■ AIM
Start at the first line of the material below and retype each line through the one containing "3.48, 3.76, 3.95];", exactly.

■ DATA EXCERPT
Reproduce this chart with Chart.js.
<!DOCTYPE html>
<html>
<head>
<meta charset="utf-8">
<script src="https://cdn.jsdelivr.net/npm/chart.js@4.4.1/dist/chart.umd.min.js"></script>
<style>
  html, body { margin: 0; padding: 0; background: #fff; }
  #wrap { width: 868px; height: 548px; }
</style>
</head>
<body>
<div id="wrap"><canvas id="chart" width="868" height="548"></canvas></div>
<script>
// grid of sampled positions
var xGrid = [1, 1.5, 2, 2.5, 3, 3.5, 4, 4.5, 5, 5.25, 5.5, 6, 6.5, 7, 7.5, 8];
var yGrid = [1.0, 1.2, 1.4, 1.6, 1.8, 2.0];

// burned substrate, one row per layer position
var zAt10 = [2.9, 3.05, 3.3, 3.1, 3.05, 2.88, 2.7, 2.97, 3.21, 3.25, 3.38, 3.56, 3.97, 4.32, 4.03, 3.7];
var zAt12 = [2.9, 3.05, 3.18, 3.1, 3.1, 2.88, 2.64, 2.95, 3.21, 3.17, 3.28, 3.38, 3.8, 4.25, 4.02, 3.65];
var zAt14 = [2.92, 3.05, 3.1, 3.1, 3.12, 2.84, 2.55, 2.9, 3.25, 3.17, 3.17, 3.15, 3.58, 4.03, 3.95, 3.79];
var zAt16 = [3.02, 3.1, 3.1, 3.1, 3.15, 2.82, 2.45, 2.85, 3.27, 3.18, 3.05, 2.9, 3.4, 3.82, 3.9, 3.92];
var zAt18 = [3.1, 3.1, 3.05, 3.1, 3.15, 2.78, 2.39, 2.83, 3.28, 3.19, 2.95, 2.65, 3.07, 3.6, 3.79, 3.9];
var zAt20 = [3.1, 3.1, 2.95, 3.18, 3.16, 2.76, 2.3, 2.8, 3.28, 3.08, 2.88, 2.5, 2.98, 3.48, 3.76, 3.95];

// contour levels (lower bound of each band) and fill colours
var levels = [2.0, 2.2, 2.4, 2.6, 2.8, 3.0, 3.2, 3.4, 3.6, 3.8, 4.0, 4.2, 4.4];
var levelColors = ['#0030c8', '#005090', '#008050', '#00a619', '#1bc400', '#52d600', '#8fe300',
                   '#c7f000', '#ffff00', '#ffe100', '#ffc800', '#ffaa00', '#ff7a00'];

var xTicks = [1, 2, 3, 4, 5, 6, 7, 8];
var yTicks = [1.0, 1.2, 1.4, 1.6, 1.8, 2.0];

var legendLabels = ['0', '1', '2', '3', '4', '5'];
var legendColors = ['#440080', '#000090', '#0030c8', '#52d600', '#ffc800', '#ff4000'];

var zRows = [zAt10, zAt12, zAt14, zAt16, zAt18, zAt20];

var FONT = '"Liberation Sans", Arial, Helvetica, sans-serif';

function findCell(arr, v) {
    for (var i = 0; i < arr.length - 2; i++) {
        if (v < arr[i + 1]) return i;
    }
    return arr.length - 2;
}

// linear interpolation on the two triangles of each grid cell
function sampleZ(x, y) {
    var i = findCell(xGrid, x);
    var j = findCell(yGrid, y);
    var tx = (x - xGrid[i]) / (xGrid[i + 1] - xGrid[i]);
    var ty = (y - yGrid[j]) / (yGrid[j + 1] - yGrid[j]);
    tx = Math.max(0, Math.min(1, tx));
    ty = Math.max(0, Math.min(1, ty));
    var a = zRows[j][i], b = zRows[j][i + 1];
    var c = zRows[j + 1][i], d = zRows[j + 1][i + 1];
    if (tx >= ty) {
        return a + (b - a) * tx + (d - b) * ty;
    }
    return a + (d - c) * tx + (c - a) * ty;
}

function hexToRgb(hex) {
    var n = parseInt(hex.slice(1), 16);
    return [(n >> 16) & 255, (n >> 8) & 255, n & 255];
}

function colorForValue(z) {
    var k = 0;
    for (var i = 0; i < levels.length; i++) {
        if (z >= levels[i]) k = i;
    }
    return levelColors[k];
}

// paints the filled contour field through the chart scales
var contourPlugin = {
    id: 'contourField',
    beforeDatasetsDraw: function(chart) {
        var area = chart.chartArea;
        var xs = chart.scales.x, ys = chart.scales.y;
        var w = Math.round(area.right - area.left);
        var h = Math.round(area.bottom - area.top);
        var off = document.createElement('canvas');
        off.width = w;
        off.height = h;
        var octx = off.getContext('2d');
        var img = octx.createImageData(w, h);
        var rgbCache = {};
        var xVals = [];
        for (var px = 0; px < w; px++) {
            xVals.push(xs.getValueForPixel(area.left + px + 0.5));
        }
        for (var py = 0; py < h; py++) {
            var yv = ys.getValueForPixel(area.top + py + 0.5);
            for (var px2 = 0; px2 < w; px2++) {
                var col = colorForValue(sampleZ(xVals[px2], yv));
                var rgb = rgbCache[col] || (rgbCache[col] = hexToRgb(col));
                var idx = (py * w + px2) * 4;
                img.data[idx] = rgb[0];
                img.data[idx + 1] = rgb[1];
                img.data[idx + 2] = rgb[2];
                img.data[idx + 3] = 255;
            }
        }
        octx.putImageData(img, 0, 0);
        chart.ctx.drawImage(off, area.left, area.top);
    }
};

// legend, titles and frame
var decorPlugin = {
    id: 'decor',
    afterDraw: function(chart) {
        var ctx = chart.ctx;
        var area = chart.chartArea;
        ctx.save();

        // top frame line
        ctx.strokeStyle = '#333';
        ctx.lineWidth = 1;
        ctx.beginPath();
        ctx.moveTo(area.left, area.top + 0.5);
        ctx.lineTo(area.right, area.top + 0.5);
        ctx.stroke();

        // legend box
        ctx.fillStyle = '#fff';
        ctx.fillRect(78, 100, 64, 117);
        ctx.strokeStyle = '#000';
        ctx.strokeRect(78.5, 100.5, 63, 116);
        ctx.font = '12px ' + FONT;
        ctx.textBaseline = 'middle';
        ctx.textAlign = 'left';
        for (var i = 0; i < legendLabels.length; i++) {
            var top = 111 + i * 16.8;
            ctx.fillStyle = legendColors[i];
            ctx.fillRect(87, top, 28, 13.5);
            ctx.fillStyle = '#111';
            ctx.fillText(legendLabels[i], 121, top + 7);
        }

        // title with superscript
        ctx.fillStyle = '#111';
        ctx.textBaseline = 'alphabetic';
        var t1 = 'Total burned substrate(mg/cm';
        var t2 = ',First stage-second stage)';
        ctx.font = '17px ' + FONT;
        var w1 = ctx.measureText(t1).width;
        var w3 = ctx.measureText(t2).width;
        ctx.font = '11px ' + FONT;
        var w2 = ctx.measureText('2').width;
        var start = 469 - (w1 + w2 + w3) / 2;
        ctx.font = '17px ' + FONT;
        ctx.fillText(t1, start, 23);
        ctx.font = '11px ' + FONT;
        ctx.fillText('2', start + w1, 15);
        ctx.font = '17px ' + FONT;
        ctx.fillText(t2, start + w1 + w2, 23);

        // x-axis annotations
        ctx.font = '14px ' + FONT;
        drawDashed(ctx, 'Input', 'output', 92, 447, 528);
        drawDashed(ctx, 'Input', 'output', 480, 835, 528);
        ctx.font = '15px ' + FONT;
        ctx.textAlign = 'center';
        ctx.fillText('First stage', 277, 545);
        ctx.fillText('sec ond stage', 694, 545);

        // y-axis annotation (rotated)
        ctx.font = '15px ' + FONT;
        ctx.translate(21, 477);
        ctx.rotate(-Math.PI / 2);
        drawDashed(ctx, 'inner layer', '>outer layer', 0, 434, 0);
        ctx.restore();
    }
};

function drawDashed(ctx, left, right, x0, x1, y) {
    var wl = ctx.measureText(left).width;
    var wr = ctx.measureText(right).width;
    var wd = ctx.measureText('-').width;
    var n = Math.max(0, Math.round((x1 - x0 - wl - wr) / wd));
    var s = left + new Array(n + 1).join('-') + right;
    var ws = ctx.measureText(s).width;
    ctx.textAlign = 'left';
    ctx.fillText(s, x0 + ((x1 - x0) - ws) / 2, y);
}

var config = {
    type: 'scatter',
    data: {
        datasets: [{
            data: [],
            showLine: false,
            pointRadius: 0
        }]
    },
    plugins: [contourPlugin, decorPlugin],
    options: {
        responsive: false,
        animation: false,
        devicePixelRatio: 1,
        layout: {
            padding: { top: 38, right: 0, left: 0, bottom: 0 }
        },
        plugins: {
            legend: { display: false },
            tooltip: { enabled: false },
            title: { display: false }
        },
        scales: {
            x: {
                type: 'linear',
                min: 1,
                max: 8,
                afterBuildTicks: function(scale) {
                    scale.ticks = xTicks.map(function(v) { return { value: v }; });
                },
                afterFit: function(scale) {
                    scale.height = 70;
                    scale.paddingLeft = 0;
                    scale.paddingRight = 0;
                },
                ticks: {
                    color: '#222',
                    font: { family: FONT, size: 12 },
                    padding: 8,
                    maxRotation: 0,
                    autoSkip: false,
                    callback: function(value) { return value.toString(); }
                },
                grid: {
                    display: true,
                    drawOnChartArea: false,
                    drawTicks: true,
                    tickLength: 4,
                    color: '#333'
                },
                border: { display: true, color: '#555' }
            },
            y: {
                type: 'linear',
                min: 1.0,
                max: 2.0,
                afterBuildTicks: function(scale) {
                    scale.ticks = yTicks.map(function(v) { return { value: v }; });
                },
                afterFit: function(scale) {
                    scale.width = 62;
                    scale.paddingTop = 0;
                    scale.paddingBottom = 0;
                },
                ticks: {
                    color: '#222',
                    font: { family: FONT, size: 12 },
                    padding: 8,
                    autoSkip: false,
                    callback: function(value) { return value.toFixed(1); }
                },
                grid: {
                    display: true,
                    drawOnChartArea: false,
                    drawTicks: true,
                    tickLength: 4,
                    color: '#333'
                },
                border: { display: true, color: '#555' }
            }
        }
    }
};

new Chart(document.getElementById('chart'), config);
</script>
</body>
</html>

■ RESULT
Reproduce this chart with Chart.js.
<!DOCTYPE html>
<html>
<head>
<meta charset="utf-8">
<script src="https://cdn.jsdelivr.net/npm/chart.js@4.4.1/dist/chart.umd.min.js"></script>
<style>
  html, body { margin: 0; padding: 0; background: #fff; }
  #wrap { width: 868px; height: 548px; }
</style>
</head>
<body>
<div id="wrap"><canvas id="chart" width="868" height="548"></canvas></div>
<script>
// grid of sampled positions
var xGrid = [1, 1.5, 2, 2.5, 3, 3.5, 4, 4.5, 5, 5.25, 5.5, 6, 6.5, 7, 7.5, 8];
var yGrid = [1.0, 1.2, 1.4, 1.6, 1.8, 2.0];

// burned substrate, one row per layer position
var zAt10 = [2.9, 3.05, 3.3, 3.1, 3.05, 2.88, 2.7, 2.97, 3.21, 3.25, 3.38, 3.56, 3.97, 4.32, 4.03, 3.7];
var zAt12 = [2.9, 3.05, 3.18, 3.1, 3.1, 2.88, 2.64, 2.95, 3.21, 3.17, 3.28, 3.38, 3.8, 4.25, 4.02, 3.65];
var zAt14 = [2.92, 3.05, 3.1, 3.1, 3.12, 2.84, 2.55, 2.9, 3.25, 3.17, 3.17, 3.15, 3.58, 4.03, 3.95, 3.79];
var zAt16 = [3.02, 3.1, 3.1, 3.1, 3.15, 2.82, 2.45, 2.85, 3.27, 3.18, 3.05, 2.9, 3.4, 3.82, 3.9, 3.92];
var zAt18 = [3.1, 3.1, 3.05, 3.1, 3.15, 2.78, 2.39, 2.83, 3.28, 3.19, 2.95, 2.65, 3.07, 3.6, 3.79, 3.9];
var zAt20 = [3.1, 3.1, 2.95, 3.18, 3.16, 2.76, 2.3, 2.8, 3.28, 3.08, 2.88, 2.5, 2.98, 3.48, 3.76, 3.95];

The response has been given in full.